Y el Goya de Honor es para…

Goya de Honor 1994 · 8 Edición
Tony Leblanc
Madrid, 1922 – Villaviciosa de Odón (Madrid), 2012
Muy conmovido y con cierta incredulidad, Tony Leblanc subió al escenario, en la gala de 1994, para recoger su bien merecido Goya de Honor. Le llegó el premio con 71 años, tras una carrera vibrante y muy variada dentro del ámbito cinematográfico. El actor expresó su desconcierto con humor: “llevo 11 años sin hacer cine, y de repente, la Academia se saca de la manga un Goya de Honor y me lo entrega”.
A pesar de ese hiato en su carrera cinematográfica, a causa de un grave accidente de tráfico, lo cierto es que hasta ese momento ya había rodado más de 60 películas y desconocía que su presencia seguiría siendo reclamada. Quince años después de retirarse, en 1998, Santiago Segura le rescató para Torrente, por cuyo papel consiguió el Goya a Mejor Actor de Reparto, un premio que recibió con una profunda emoción, entre lágrimas. Hizo con Segura tres entregas más de la saga, entre 2001 y 2011.
Siempre fue un trabajador incansable. Su pasión por el espectáculo se hizo manifiesta desde bien joven. Con tan solo doce años decidió apuntarse a clases de canto y baile, mientras trabajaba como ascensorista en el Museo del Prado, en el que su padre ejercía de conserje. Polifacético, también lo compatibilizaba con el boxeo, que era otra de sus grandes aficiones, y que practicaba casi de modo profesional. De hecho, ganó el campeonato de Castilla en pesos ligeros.
Sus primeros pasos en el mundo del espectáculo los dio como bailarín en la compañía de Celia Gámez y, como intérprete, se dio a conocer en la Compañía de Nati Mistral con la comedia musical Te espero en el Eslava (Luis Escobar, 1957).
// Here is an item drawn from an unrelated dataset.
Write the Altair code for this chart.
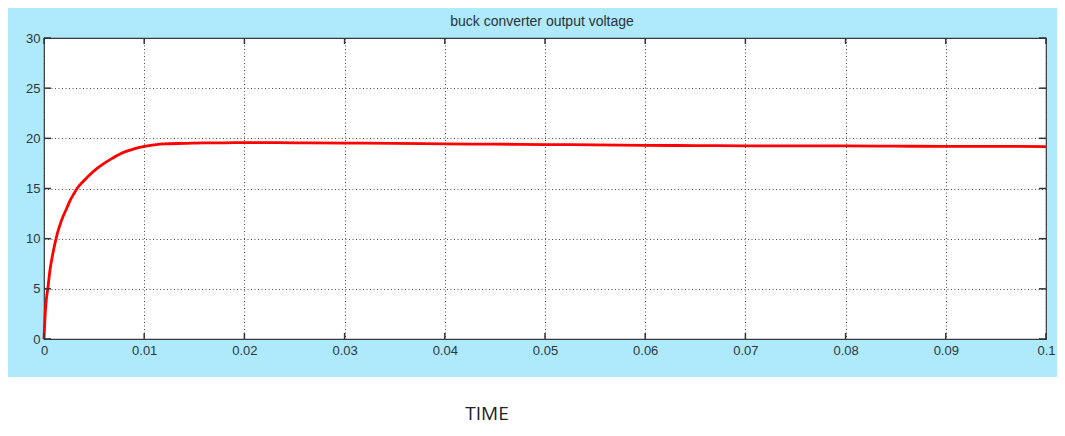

Consolidó su carrera como actor en la década de los cincuenta con títulos tan populares como Las chicas de la cruz roja (Rafael J. Salvia, 1958) junto a la por entonces ‘Conchita’ Velasco o Los tramposos (Pedro Lazaga, 1959). En los sesenta, funda su propia productora al tiempo que sigue sumando éxitos como actor con películas como Historias de la televisión (José Luis Sáenz de Heredia, 1965) o El hombre que se quiso matar (Rafael Gil, 1969), un éxito que se prolonga durante las siguientes décadas, hasta que un accidente lo aparta de los escenarios durante casi veinte años. Su regreso en los noventa supuso una inyección de vitalidad para un gran trabajador nacido para el espectáculo.